Reducing the attack surface of a container image

Overview

When securing a container image, it's best practice to reduce the attack surface by removing non-required components like binaries, libraries, and shells. These components could potentially be leveraged by an attacker to exploit the container. Some container security tools may flag the inclusion of bash and curl as risks. To remove these while still providing a health check, a container health check process can be implemented in a module or binary.

To reduce the number of additional packages in the container image, build the health check using the same runtime environment as the application. For example, if the container runs a Python web application, implement the health check as a Python script that reuses the existing Python interpreter. The script can use Python's requests module to check the application's health, eliminating the need to include bash, curl, or other tools solely for the health check.

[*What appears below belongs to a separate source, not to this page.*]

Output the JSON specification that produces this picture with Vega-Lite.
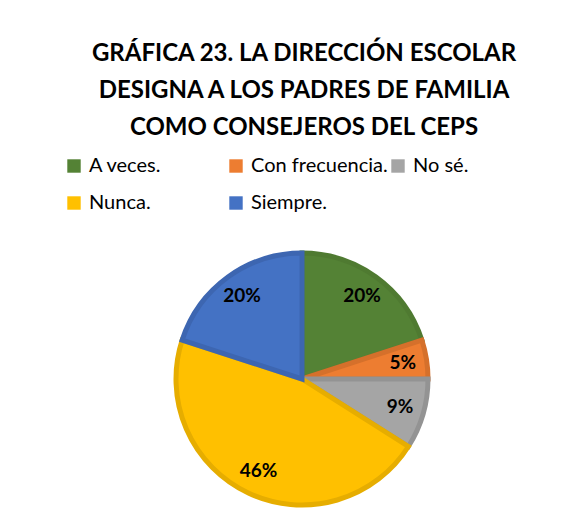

This approach streamlines the container image by leveraging the application's existing dependencies.

Solution

A healthcheck.py script can leverage the requests library to query the app similar to a curl bash script, but more secured:

File: healthcheck.pyLanguage: py
import logging

import requests

# Logging to stout
logging.basicConfig(filename="/proc/1/fd/1",
                    format="{'time':'%(asctime)s', 'level': '%(levelname)s', \
                           'message': '%(message)s'}",
                    level=logging.INFO)

URL = 'http://localhost'
PORT = '80'
TIMEOUT = 5

logging.info("Starting Health Check to %s:%s", URL, PORT)

# Health Check
response = requests.get(URL + ':' + PORT + '/health', timeout=TIMEOUT)

if response.status_code == requests.codes.ok:
    logging.info(
        f'Health check {URL}: HTTP status code {response.status_code}')
    exit(0)
else:
    logging.error(
        f'Health check {URL}: HTTP status code {response.status_code}')
    exit(1)

This removes non-required attack surfaces while still providing a health check.

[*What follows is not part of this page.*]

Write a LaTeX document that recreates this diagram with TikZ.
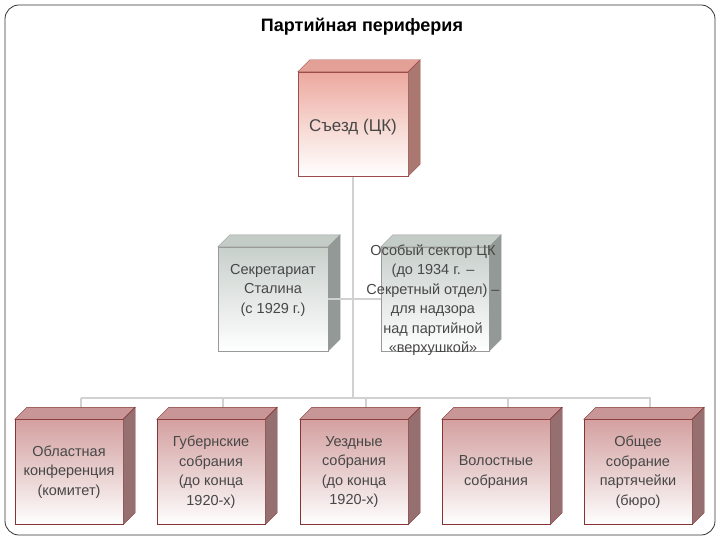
\documentclass[tikz,border=0pt]{standalone}
\usepackage{fontspec}
\setmainfont{Liberation Sans}
\definecolor{rtop}{RGB}{236,168,158}
\definecolor{rmid}{RGB}{246,214,208}
\definecolor{rface}{RGB}{226,160,150}
\definecolor{gtop}{RGB}{200,208,204}
\definecolor{gface}{RGB}{196,204,200}
\definecolor{ltop}{RGB}{212,160,160}
\definecolor{lmid}{RGB}{232,206,206}
\definecolor{lface}{RGB}{200,150,150}
\begin{document}
\begin{tikzpicture}[x=1pt,y=-1pt,
  txt/.style={text=black!72, font=\fontsize{14.5}{19.5}\selectfont, align=center},
  link/.style={draw=black!18, line width=1.2pt},
  redbox/.style={draw=red!45!black!70, top color=rtop, bottom color=white, middle color=rmid, minimum width=110pt, minimum height=104pt, inner sep=0pt, txt},
  graybox/.style={draw=black!40, top color=gtop, bottom color=white, minimum width=110pt, minimum height=104pt, inner sep=0pt, txt},
  lowbox/.style={draw=red!40!black!80, top color=ltop, bottom color=white, middle color=lmid, minimum width=108pt, minimum height=105pt, inner sep=0pt, txt}]
\useasboundingbox (0,0) rectangle (720,540);
\draw[black!80, rounded corners=14pt, line width=0.8pt] (5,5) rectangle (715,535);
\node[font=\bfseries\fontsize{18}{21}\selectfont] (title) at (362,27) {Партийная периферия};

\newcommand{\cube}[3]{% name, topcolor, sidecolor
  \fill[#2, draw=#3] (#1.north west) -- ++(12,-12) -- ([shift={(12,-12)}]#1.north east) -- (#1.north east) -- cycle;
  \fill[#2!75!black, draw=#3] (#1.north east) -- ++(12,-12) -- ([shift={(12,-12)}]#1.south east) -- (#1.south east) -- cycle;}

\coordinate (hub) at (353,398);
\coordinate (hl) at (81,398);
\coordinate (hr) at (651,398);
\draw[link] (353,176) -- (hub);
\draw[link] (hl) -- (hr);

\node[redbox] (top) at (353,124) {};
\cube{top}{rface}{red!45!black!70}
\node[txt, font=\fontsize{17}{20}\selectfont] (toptxt) at (353,127) {Съезд (ЦК)};

\node[graybox] (sec) at (273,299) {};
\cube{sec}{gface}{black!40}
\node[txt] (sectxt) at (273,290) {Секретариат\\Сталина\\(с 1929 г.)};
\node[graybox, minimum width=108pt] (spec) at (435,299) {};
\cube{spec}{gface}{black!40}
\draw[link] (sec.east) -- (spec.west);

\foreach \n/\x in {a/69,b/211,c/354,d/496,e/638}{
  \coordinate (\n top) at (\x+12,398);
  \draw[link] (\n top) -- ++(0,12);
}
\node[lowbox] (a) at (69,472) {Областная\\конференция\\(комитет)};
\node[lowbox] (b) at (211,472) {Губернские\\собрания\\(до конца\\1920-х)};
\node[lowbox] (c) at (354,472) {Уездные\\собрания\\(до конца\\1920-х)};
\node[lowbox] (d) at (496,472) {Волостные\\собрания};
\node[lowbox] (e) at (638,472) {Общее\\собрание\\партячейки\\(бюро)};
\foreach \n in {a,b,c,d,e}{\cube{\n}{lface}{red!40!black!80}}

\node[txt] (spectxt) at (433,300) {Особый сектор ЦК\\(до 1934 г. --\\Секретный отдел) --\\для надзора\\над  партийной\\«верхушкой»};
\end{tikzpicture}
\end{document}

A similar approach can be taken for other languages like Golang:

File: healthcheck.goLanguage: go
package main

import (
	"fmt"
	"log/slog"
	"net/http"
	"os"
	"time"
)

const (
	exitCodeError   = 1
	exitCodeSuccess = 0
)

var (
	outfile, _ = os.Create("/proc/1/fd/1")
	logger     = slog.New(slog.NewJSONHandler(outfile, nil))
)

func runHealthcheck(url string, timeout time.Duration) int {
	logger.Info(fmt.Sprintf("Querying Endpoint %v", url))

	client := &http.Client{
		Timeout: timeout,
	}
	r, err := http.NewRequest("HEAD", url, nil)
	if err != nil {
		logger.Error(fmt.Sprintf("error creating healthcheck request: %v", err))
		return exitCodeError
	}

	resp, err := client.Do(r)
	if err != nil {
		logger.Error(fmt.Sprintf("Health check %s: Error %s", url, err))
		return exitCodeError
	}
	resp.Body.Close()

	logger.Info(fmt.Sprintf("Health check %s: HTTP status code %s", url, resp.Status))
	return exitCodeSuccess
}

func main() {
	healthcheckURL := "http://localhost:8080/health"
	healthcheckTimeout := time.Second * 5
	logger.Info(fmt.Sprintf("Starting Health Check to %v", healthcheckURL))

	exitcode := runHealthcheck(healthcheckURL, healthcheckTimeout)
	os.Exit(exitcode)
}

Conclusion

In this post, we demonstrated the health check options that you can configure on Amazon ECS tasks. We discussed advanced scenarios where you can set up the container health check to send logs to CloudWatch Logs. This provides more detailed information about why Amazon ECS tasks become unhealthy. We also covered two approaches to implement custom health checks - using the container command or application code. These allow you to evaluate container health in an advanced way.